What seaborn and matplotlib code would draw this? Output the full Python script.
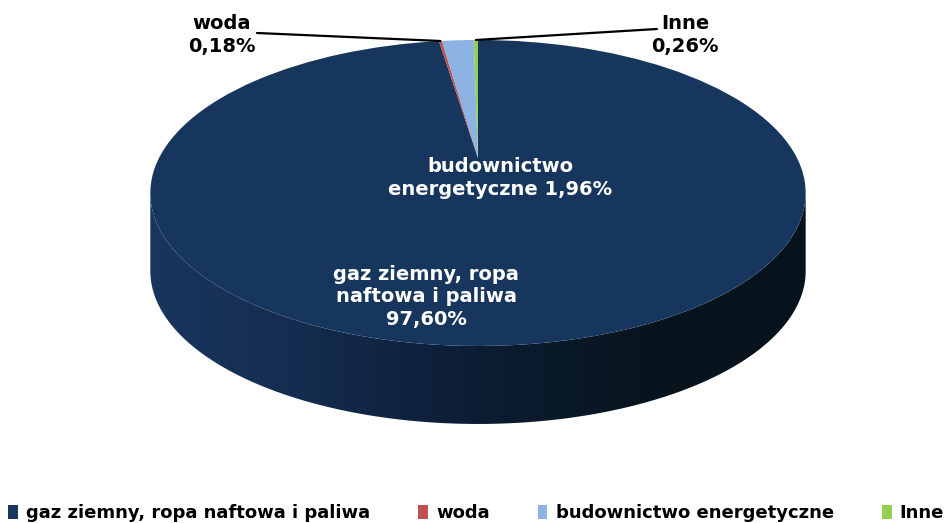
import numpy as np
import matplotlib
matplotlib.use('Agg')
import matplotlib.pyplot as plt
import seaborn as sns
from matplotlib.transforms import Transform
from matplotlib.patches import Polygon, Patch
from matplotlib.colors import LinearSegmentedColormap

# data
categories = ['gaz ziemny, ropa naftowa i paliwa', 'woda', 'budownictwo energetyczne', 'Inne']
shares = [97.60, 0.18, 1.96, 0.26]
slice_labels = ['gaz ziemny, ropa\nnaftowa i paliwa\n97,60%', 'woda\n0,18%',
                'budownictwo\nenergetyczne 1,96%', 'Inne\n0,26%']
colors = ['#17365D', '#C0504D', '#8DB3E2', '#92D050']

sns.set_theme(style='white')
plt.rcParams['font.family'] = ['DejaVu Sans']

# geometry of the tilted pie (pixels)
CX, CY, RX, RY, TILT, DEPTH = 478, 158, 319, 145, 0.2286, 78


class Perspective(Transform):
    """unit pie disc -> tilted disc seen in perspective"""
    input_dims = output_dims = 2

    def transform_non_affine(self, values):
        v = np.asarray(values, dtype=float)
        w = 1 + TILT * v[:, 1]
        return np.column_stack([CX + RX * v[:, 0] / w, CY - RY * v[:, 1] / w])


persp = Perspective()

fig = plt.figure(figsize=(9.5, 5.23), dpi=100)
ax = fig.add_axes([0, 0, 1, 1])

wedges, _ = ax.pie(shares, colors=colors, startangle=90, counterclock=False,
                   wedgeprops=dict(linewidth=0, zorder=3))
for w in wedges:
    w.set_transform(persp + ax.transData)

# side of the cylinder (front half only is visible)
phi = np.linspace(np.pi + np.arcsin(TILT), 2 * np.pi - np.arcsin(TILT), 200)
top = persp.transform(np.column_stack([np.cos(phi), np.sin(phi)]))
bottom = top[::-1] + [0, DEPTH]
side = Polygon(np.vstack([top, bottom]), closed=True, facecolor='none',
               edgecolor='none', transform=ax.transData)
ax.add_patch(side)
side_cmap = LinearSegmentedColormap.from_list(
    'side', ['#19365e', '#142b4d', '#0c1d33', '#08151f', '#07131c'])
grad = np.linspace(0, 1, 256).reshape(1, -1)
im = ax.imshow(grad, cmap=side_cmap, aspect='auto', zorder=2,
               extent=(top[:, 0].min(), top[:, 0].max(), bottom[:, 1].max(), top[:, 1].min()))
im.set_clip_path(side)

# labels
bold = dict(fontsize=14, fontweight='bold', ha='center', va='center', linespacing=1.25)
ax.text(426, 297, slice_labels[0], color='white', zorder=5, **bold)
ax.text(500, 178, slice_labels[2], color='white', zorder=5, **bold)
ax.text(222, 35, slice_labels[1], color='black', zorder=5, **bold)
ax.text(685, 35, slice_labels[3], color='black', zorder=5, **bold)

# leader lines to the thin slices
cum = np.cumsum([0] + shares[:-1])
mid = np.deg2rad(90 - 360 * (cum + np.array(shares) / 2) / 100)
edge = persp.transform(np.column_stack([np.cos(mid), np.sin(mid)]))
ax.plot([257, edge[1, 0]], [33, edge[1, 1]], color='black', lw=1.6, zorder=4)
ax.plot([657, edge[3, 0]], [29, edge[3, 1]], color='black', lw=1.6, zorder=4)

handles = [Patch(facecolor=c, edgecolor='none') for c in colors]
ax.legend(handles, categories, loc='center left', bbox_to_anchor=(8 / 950, 10 / 523),
          bbox_transform=fig.transFigure, ncol=4, frameon=False, labelcolor='black',
          prop=dict(size=13, weight='bold'), handlelength=0.55, handleheight=0.8,
          handletextpad=0.45, columnspacing=2.65, borderpad=0, borderaxespad=0)

ax.set_aspect('auto')
ax.set_xlim(0, 950)
ax.set_ylim(523, 0)
ax.axis('off')

fig.savefig('out.png', dpi=100)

Work to do:
Go through the material above and print all of it exactly, except the pictures.

Answer to this exercise:
What seaborn and matplotlib code would draw this? Output the full Python script.
import numpy as np
import matplotlib
matplotlib.use('Agg')
import matplotlib.pyplot as plt
import seaborn as sns
from matplotlib.transforms import Transform
from matplotlib.patches import Polygon, Patch
from matplotlib.colors import LinearSegmentedColormap

# data
categories = ['gaz ziemny, ropa naftowa i paliwa', 'woda', 'budownictwo energetyczne', 'Inne']
shares = [97.60, 0.18, 1.96, 0.26]
slice_labels = ['gaz ziemny, ropa\nnaftowa i paliwa\n97,60%', 'woda\n0,18%',
                'budownictwo\nenergetyczne 1,96%', 'Inne\n0,26%']
colors = ['#17365D', '#C0504D', '#8DB3E2', '#92D050']

sns.set_theme(style='white')
plt.rcParams['font.family'] = ['DejaVu Sans']

# geometry of the tilted pie (pixels)
CX, CY, RX, RY, TILT, DEPTH = 478, 158, 319, 145, 0.2286, 78


class Perspective(Transform):
    """unit pie disc -> tilted disc seen in perspective"""
    input_dims = output_dims = 2

    def transform_non_affine(self, values):
        v = np.asarray(values, dtype=float)
        w = 1 + TILT * v[:, 1]
        return np.column_stack([CX + RX * v[:, 0] / w, CY - RY * v[:, 1] / w])


persp = Perspective()

fig = plt.figure(figsize=(9.5, 5.23), dpi=100)
ax = fig.add_axes([0, 0, 1, 1])

wedges, _ = ax.pie(shares, colors=colors, startangle=90, counterclock=False,
                   wedgeprops=dict(linewidth=0, zorder=3))
for w in wedges:
    w.set_transform(persp + ax.transData)

# side of the cylinder (front half only is visible)
phi = np.linspace(np.pi + np.arcsin(TILT), 2 * np.pi - np.arcsin(TILT), 200)
top = persp.transform(np.column_stack([np.cos(phi), np.sin(phi)]))
bottom = top[::-1] + [0, DEPTH]
side = Polygon(np.vstack([top, bottom]), closed=True, facecolor='none',
               edgecolor='none', transform=ax.transData)
ax.add_patch(side)
side_cmap = LinearSegmentedColormap.from_list(
    'side', ['#19365e', '#142b4d', '#0c1d33', '#08151f', '#07131c'])
grad = np.linspace(0, 1, 256).reshape(1, -1)
im = ax.imshow(grad, cmap=side_cmap, aspect='auto', zorder=2,
               extent=(top[:, 0].min(), top[:, 0].max(), bottom[:, 1].max(), top[:, 1].min()))
im.set_clip_path(side)

# labels
bold = dict(fontsize=14, fontweight='bold', ha='center', va='center', linespacing=1.25)
ax.text(426, 297, slice_labels[0], color='white', zorder=5, **bold)
ax.text(500, 178, slice_labels[2], color='white', zorder=5, **bold)
ax.text(222, 35, slice_labels[1], color='black', zorder=5, **bold)
ax.text(685, 35, slice_labels[3], color='black', zorder=5, **bold)

# leader lines to the thin slices
cum = np.cumsum([0] + shares[:-1])
mid = np.deg2rad(90 - 360 * (cum + np.array(shares) / 2) / 100)
edge = persp.transform(np.column_stack([np.cos(mid), np.sin(mid)]))
ax.plot([257, edge[1, 0]], [33, edge[1, 1]], color='black', lw=1.6, zorder=4)
ax.plot([657, edge[3, 0]], [29, edge[3, 1]], color='black', lw=1.6, zorder=4)

handles = [Patch(facecolor=c, edgecolor='none') for c in colors]
ax.legend(handles, categories, loc='center left', bbox_to_anchor=(8 / 950, 10 / 523),
          bbox_transform=fig.transFigure, ncol=4, frameon=False, labelcolor='black',
          prop=dict(size=13, weight='bold'), handlelength=0.55, handleheight=0.8,
          handletextpad=0.45, columnspacing=2.65, borderpad=0, borderaxespad=0)

ax.set_aspect('auto')
ax.set_xlim(0, 950)
ax.set_ylim(523, 0)
ax.axis('off')

fig.savefig('out.png', dpi=100)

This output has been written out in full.